── Dataset records ──

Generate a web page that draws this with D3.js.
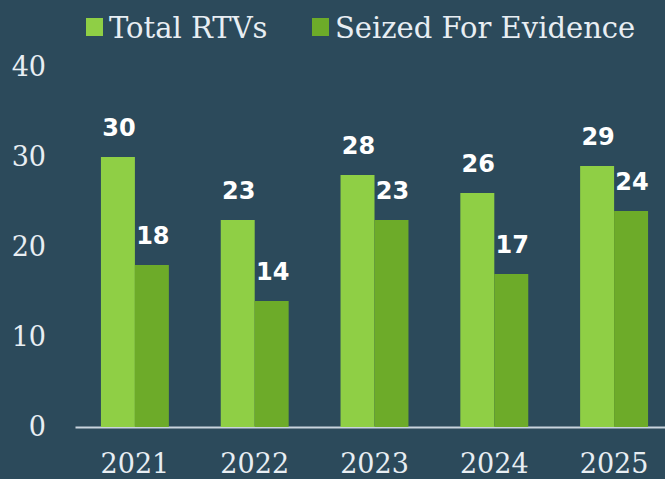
<!DOCTYPE html>
<html>
<head>
<meta charset="utf-8">
<script src="https://cdn.jsdelivr.net/npm/d3@7"></script>
<style>
  body { margin: 0; background: #2c4a5b; }
  svg { display: block; }
</style>
</head>
<body>
<div id="chart"></div>
<script>
// dados
var anos = ["2021", "2022", "2023", "2024", "2025"];
var totalRTVs = [30, 23, 28, 26, 29];
var apreendidos = [18, 14, 23, 17, 24];
var series = ["Total RTVs", "Seized For Evidence"];
var yTicks = [0, 10, 20, 30, 40];

var W = 665, H = 479;
var cores = ["#8fcf45", "#6dab29"];
var serif = "'DejaVu Serif', serif";

var svg = d3.select("#chart")
  .append("svg")
    .attr("width", W)
    .attr("height", H)
    .style("background", "#2c4a5b");

/*
 * escalas
 */
var x0 = d3.scaleBand()
  .domain(anos)
  .range([75, 674])
  .paddingInner(0.433)
  .paddingOuter(0.2165);

var x1 = d3.scaleBand()
  .domain(series)
  .range([0, x0.bandwidth()]);

var y = d3.scaleLinear()
  .domain([0, 40])
  .range([427, 67]);

/*
 * eixos
 */
var eixoY = svg.append("g")
  .attr("transform", "translate(46,0)")
  .call(d3.axisLeft(y).tickValues(yTicks).tickSize(0).tickPadding(0));
eixoY.select(".domain").remove();
eixoY.selectAll("text")
  .style("font-family", serif)
  .style("font-size", "27px")
  .attr("fill", "#e8eef3");

var eixoX = svg.append("g")
  .attr("transform", "translate(0,427)")
  .call(d3.axisBottom(x0).tickSize(0).tickPadding(27));
eixoX.select(".domain")
  .attr("stroke", "#c9d4de")
  .attr("stroke-width", 2);
eixoX.selectAll("text")
  .style("font-family", serif)
  .style("font-size", "27px")
  .attr("fill", "#e8eef3");

/*
 * barras
 */
var dados = anos.map(function(a, i) {
  return [
    {ano: a, serie: series[0], value: totalRTVs[i]},
    {ano: a, serie: series[1], value: apreendidos[i]}
  ];
});

var grupos = svg.append("g").selectAll("g")
  .data(dados)
  .enter()
  .append("g")
    .attr("transform", d => "translate(" + x0(d[0].ano) + ",0)");

grupos.selectAll("rect")
  .data(d => d)
  .enter()
  .append("rect")
    .attr("x", d => x1(d.serie))
    .attr("width", x1.bandwidth())
    .attr("y", d => y(d.value))
    .attr("height", d => y(0) - y(d.value))
    .attr("fill", (d, i) => cores[i]);

grupos.selectAll("text")
  .data(d => d)
  .enter()
  .append("text")
    .attr("x", d => x1(d.serie) + x1.bandwidth() / 2 + 1)
    .attr("y", d => y(d.value) - 21)
    .attr("text-anchor", "middle")
    .style("font-family", "'DejaVu Sans', sans-serif")
    .style("font-weight", "bold")
    .style("font-size", "24px")
    .attr("fill", "#ffffff")
    .text(d => d.value);

/*
 * legenda
 */
var legX = [86, 312];
var leg = svg.append("g").selectAll("g")
  .data(series)
  .enter()
  .append("g")
    .attr("transform", (d, i) => "translate(" + legX[i] + ",0)");

leg.append("rect")
  .attr("x", 0)
  .attr("y", 18)
  .attr("width", 17)
  .attr("height", 18)
  .attr("fill", (d, i) => cores[i]);

leg.append("text")
  .attr("x", 23)
  .attr("y", 38)
  .style("font-family", serif)
  .style("font-size", "29px")
  .attr("fill", "#e8eef3")
  .text(d => d);
</script>
</body>
</html>
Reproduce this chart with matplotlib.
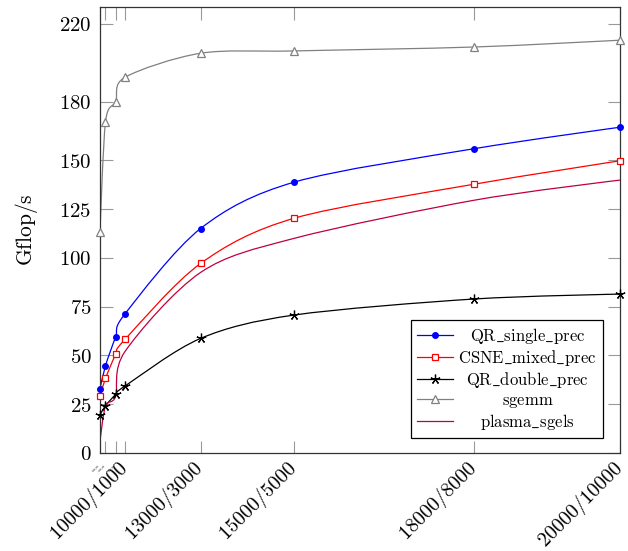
import matplotlib
matplotlib.use('Agg')
import matplotlib.pyplot as plt
import numpy as np
from matplotlib.path import Path
from matplotlib.patches import PathPatch
from matplotlib.lines import Line2D

plt.rcParams['mathtext.fontset'] = 'cm'
plt.rcParams['font.family'] = 'serif'

# matrix sizes m/n, x position is m*n
sizes = ['2000/200', '5000/500', '8000/800', '10000/1000',
         '13000/3000', '15000/5000', '18000/8000', '20000/10000']
x = [int(s.split('/')[0]) * int(s.split('/')[1]) for s in sizes]

qr_single = [32.8, 44.7, 59.5, 71.3, 115.0, 138.8, 155.9, 166.9]
csne_mixed = [29.3, 38.2, 50.5, 58.2, 97.1, 120.3, 137.7, 149.7]
qr_double = [19.5, 24.2, 30.0, 34.3, 58.7, 70.7, 78.9, 81.4]
sgemm = [113.0, 169.5, 180.0, 192.5, 204.8, 206.0, 208.0, 211.5]
plasma_sgels = [6.0, 24.0, 29.0, 52.0, 92.5, 110.0, 129.5, 139.8]

yticks = [0, 25, 50, 75, 100, 125, 150, 180, 220]


def smooth(xs, ys, tension=0.55):
    # same kind of curve as pgf "smooth"
    f = 0.2775 * tension
    p = np.column_stack([xs, ys]).astype(float)
    verts = [p[0]]
    codes = [Path.MOVETO]
    n = len(p)
    for i in range(n - 1):
        c1 = p[i] if i == 0 else p[i] + f * (p[i + 1] - p[i - 1])
        c2 = p[i + 1] if i + 1 == n - 1 else p[i + 1] - f * (p[i + 2] - p[i])
        verts += [c1, c2, p[i + 1]]
        codes += [Path.CURVE4] * 3
    return Path(verts, codes)


fig = plt.figure(figsize=(6.28, 5.51), dpi=100)
ax = fig.add_axes([100 / 628, 98 / 551, 520 / 628, 446 / 551])

series = [
    (qr_single, 'blue', dict(marker='o', ms=4, mfc='blue', mec='blue'), r'$\mathrm{QR\_single\_prec}$'),
    (csne_mixed, 'red', dict(marker='s', ms=4.5, mfc='white', mec='red', mew=0.9), r'$\mathrm{CSNE\_mixed\_prec}$'),
    (qr_double, 'black', dict(marker=(5, 2, 0), ms=7, mec='black', mew=0.9), r'$\mathrm{QR\_double\_prec}$'),
    (sgemm, 'gray', dict(marker='^', ms=6, mfc='white', mec='gray', mew=0.9), r'$\mathrm{sgemm}$'),
    (plasma_sgels, (0.75, 0, 0.25), dict(marker='None'), r'$\mathrm{plasma\_sgels}$'),
]

handles = []
for ys, col, mk, lab in series:
    ax.add_patch(PathPatch(smooth(x, ys), fill=False, edgecolor=col, lw=0.9, zorder=2))
    if mk['marker'] != 'None':
        ax.plot(x, ys, ls='none', zorder=3, clip_on=False, **mk)
    handles.append(Line2D([], [], color=col, lw=0.9, label=lab, **mk))

ax.set_xlim(0.4e6, 2.0e8)
ax.set_ylim(0, 228.5)
ax.set_yticks(yticks)
ax.set_yticklabels(['$%d$' % v for v in yticks], fontsize=15)
ax.set_xticks(x)
labels = ax.set_xticklabels(['$%s$' % s for s in sizes], rotation=45, ha='right',
                            va='center', rotation_mode='anchor', fontsize=14.5)
for t in labels[:3]:
    t.set_fontsize(1.5)
ax.tick_params(direction='in', length=9, width=0.8, color='#999999',
               top=True, right=True, pad=6)
ax.tick_params(axis='x', pad=9)
for s in ax.spines.values():
    s.set_linewidth(0.9)
    s.set_color('#333333')
ax.set_ylabel(r'$\mathrm{Gflop/s}$', fontsize=15.5, labelpad=14)

leg = ax.legend(handles=handles, loc='lower right', bbox_to_anchor=(0.967, 0.034),
                borderaxespad=0, fontsize=12, numpoints=1, handlelength=2.2,
                handletextpad=0.3, labelspacing=0.12, borderpad=0.35,
                fancybox=False, framealpha=1)
leg.get_frame().set_edgecolor('black')
leg.get_frame().set_linewidth(0.9)

# center legend texts like pgfplots
fig.canvas.draw()
r = fig.canvas.get_renderer()
widths = [t.get_window_extent(r).width for t in leg.get_texts()]
for t, w in zip(leg.get_texts(), widths):
    t.set_x((max(widths) - w) / 2)

fig.savefig('out.png', dpi=100)
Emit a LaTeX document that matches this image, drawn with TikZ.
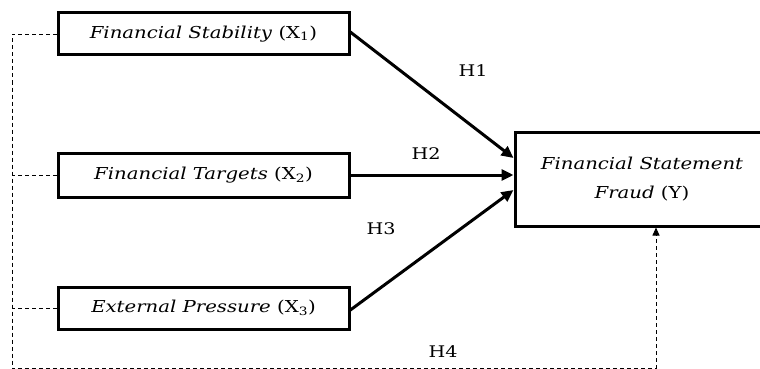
\documentclass[tikz,border=0pt]{standalone}
\usepackage{fontspec}
\setmainfont[FakeStretch=1.2]{DejaVu Serif}
\usetikzlibrary{arrows.meta}
\begin{document}
\begin{tikzpicture}[x=1pt,y=-1pt,
  varbox/.style={draw=black,line width=3pt,inner sep=0pt,font=\fontsize{16.4}{19}\selectfont},
  hyp/.style={line width=3pt,-{Triangle[length=12pt,width=11pt]}},
  link/.style={line width=0.9pt,dash pattern=on 4pt off 3pt},
  hlabel/.style={font=\fontsize{16}{19}\selectfont}]
\useasboundingbox (0,0) rectangle (760,369);
\node[varbox,minimum width=291pt,minimum height=42pt] (x1) at (203.5,34) {\textit{Financial Stability} (X\textsubscript{1})};
\node[varbox,minimum width=291pt,minimum height=44pt] (x2) at (203.5,175) {\textit{Financial Targets} (X\textsubscript{2})};
\node[varbox,minimum width=291pt,minimum height=42pt] (x3) at (203.5,308) {\textit{External Pressure} (X\textsubscript{3})};
\node[varbox,minimum width=254pt,minimum height=94pt,align=center] (y) at (642,179) {\textit{Financial Statement}\\[10pt]\textit{Fraud} (Y)};
\coordinate (a1) at (349,31);
\coordinate (a3) at (349,311);
\draw[hyp] (a1) -- (y.west |- 0,158);
\draw[hyp] (x2.east) -- (y.west |- x2.east);
\draw[hyp] (a3) -- (y.west |- 0,190);
\node[hlabel] (h1) at (473,71) {H1};
\node[hlabel] (h2) at (426,154) {H2};
\node[hlabel] (h3) at (381,229) {H3};
\node[hlabel] (h4) at (443,352) {H4};
\coordinate (c1) at (12,34);
\coordinate (c2) at (12,175);
\coordinate (c3) at (12,308);
\coordinate (cb) at (12,368.5);
\coordinate (cr) at (656,368.5);
\draw[link] (x1.west) -- (c1) -- (cb) -- (cr);
\draw[link] (x2.west) -- (c2);
\draw[link] (x3.west) -- (c3);
\draw[link,-{Triangle[length=8pt,width=7pt]}] (cr) -- (cr |- y.south);
\end{tikzpicture}
\end{document}
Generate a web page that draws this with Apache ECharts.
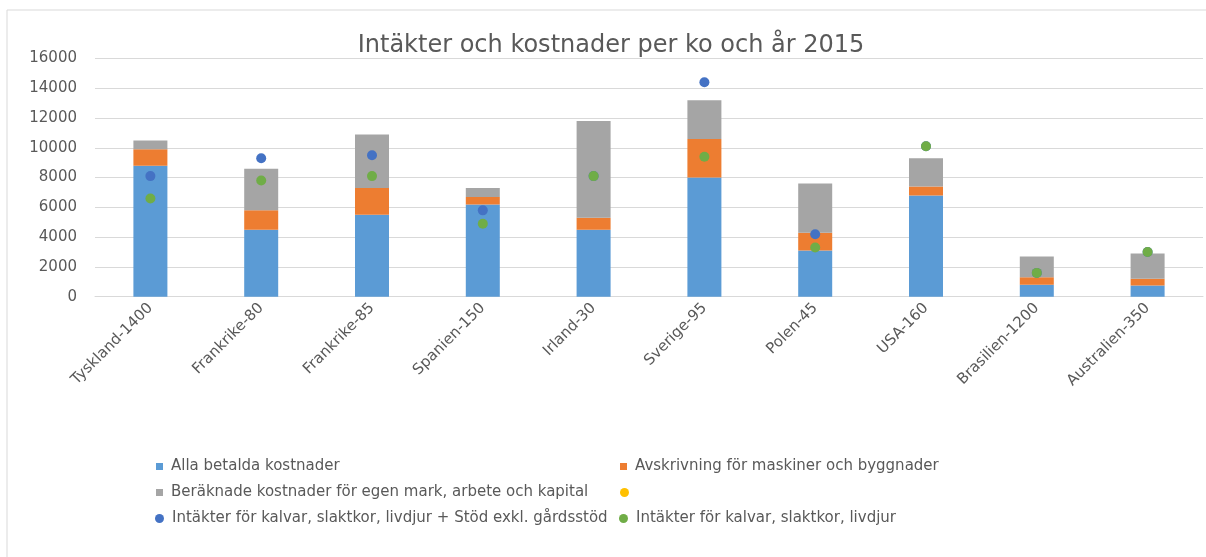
<!DOCTYPE html>
<html>
<head>
<meta charset="utf-8">
<script src="https://cdn.jsdelivr.net/npm/echarts@6/dist/echarts.min.js"></script>
<style>
html,body{margin:0;padding:0;background:#fff;}
#c{width:1206px;height:557px;}
</style>
</head>
<body>
<div id="c"></div>
<script>
const categories = ['Tyskland-1400','Frankrike-80','Frankrike-85','Spanien-150','Irland-30','Sverige-95','Polen-45','USA-160','Brasilien-1200','Australien-350'];
const seriesNames = [
  'Alla betalda kostnader',
  'Avskrivning för maskiner och byggnader',
  'Beräknade kostnader för egen mark, arbete och kapital',
  ' ',
  'Intäkter för kalvar, slaktkor, livdjur + Stöd exkl. gårdsstöd',
  'Intäkter för kalvar, slaktkor, livdjur'
];
const paidCosts    = [8800,4500,5500,6200,4500,8000,3100,6800,800,750];
const depreciation = [1100,1300,1800,500,800,2600,1200,600,500,450];
const calcCosts    = [600,2800,3600,600,6500,2600,3300,1900,1400,1700];
const emptySeries  = [];
const incomeWithSupport = [8100,9300,9500,5800,8100,14400,4200,10100,1600,3000];
const income       = [6600,7800,8100,4900,8100,9400,3300,10100,1600,3000];
const yTicks = {min:0, max:16000, interval:2000};

const colors = ['#5B9BD5','#ED7D31','#A5A5A5','#FFC000','#4472C4','#70AD47'];
const FONT = 'DejaVu Sans';
const txt = '#595959';

const chart = echarts.init(document.getElementById('c'), null, {renderer:'canvas'});

function leg(name, icon, left, top){
  return {
    data:[{name:name, icon:icon}],
    left:left, top:top, padding:0,
    itemWidth: icon==='rect'?7:9, itemHeight: icon==='rect'?7:9, itemGap:0,
    selectedMode:false,
    textStyle:{color:txt, fontFamily:FONT, fontSize:15, lineHeight:16, padding:[0,0,0,3]}
  };
}

chart.setOption({
  animation:false,
  backgroundColor:'#fff',
  color: colors,
  title:{
    text:'Intäkter och kostnader per ko och år 2015',
    left:611, textAlign:'center', top:34, padding:0,
    textStyle:{color:txt, fontFamily:FONT, fontSize:24, fontWeight:'normal'}
  },
  graphic:[{
    type:'rect', shape:{x:7, y:10, width:1220, height:570},
    style:{fill:'none', stroke:'#D9D9D9', lineWidth:1}, silent:true, z:-10
  }],
  legend:[
    leg(seriesNames[0],'rect',156,458.5),
    leg(seriesNames[1],'rect',620,458.5),
    leg(seriesNames[2],'rect',156,484.5),
    leg(seriesNames[3],'circle',620,484.5),
    leg(seriesNames[4],'circle',155,510.5),
    leg(seriesNames[5],'circle',619,510.5)
  ],
  grid:{left:95, right:3, top:58.5, bottom:260.3, containLabel:false},
  xAxis:{
    type:'category', data:categories,
    axisLine:{lineStyle:{color:'#D9D9D9'}},
    axisTick:{show:false},
    axisLabel:{rotate:45, color:txt, fontFamily:FONT, fontSize:15, margin:9, interval:0}
  },
  yAxis:{
    type:'value', min:yTicks.min, max:yTicks.max, interval:yTicks.interval,
    axisLine:{show:false}, axisTick:{show:false},
    splitLine:{lineStyle:{color:'#D9D9D9'}},
    axisLabel:{color:txt, fontFamily:FONT, fontSize:15, margin:18, formatter:function(v){return String(v);}}
  },
  series:[
    {name:seriesNames[0], type:'bar', stack:'c', data:paidCosts, barWidth:34, itemStyle:{color:colors[0]}},
    {name:seriesNames[1], type:'bar', stack:'c', data:depreciation, barWidth:34, itemStyle:{color:colors[1]}},
    {name:seriesNames[2], type:'bar', stack:'c', data:calcCosts, barWidth:34, itemStyle:{color:colors[2]}},
    {name:seriesNames[3], type:'scatter', data:emptySeries, symbolSize:10, itemStyle:{color:colors[3], opacity:1}},
    {name:seriesNames[4], type:'scatter', data:incomeWithSupport, symbolSize:10, itemStyle:{color:colors[4], opacity:1}, z:5},
    {name:seriesNames[5], type:'scatter', data:income, symbolSize:10, itemStyle:{color:colors[5], opacity:1}, z:6}
  ]
});
</script>
</body>
</html>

───

• _Task objective_:
Look through the material above and pick out each line holding the word "that".

• _Response below_:
Generate a web page that draws this with D3.js.
Emit a LaTeX document that matches this image, drawn with TikZ.
Generate a web page that draws this with Apache ECharts.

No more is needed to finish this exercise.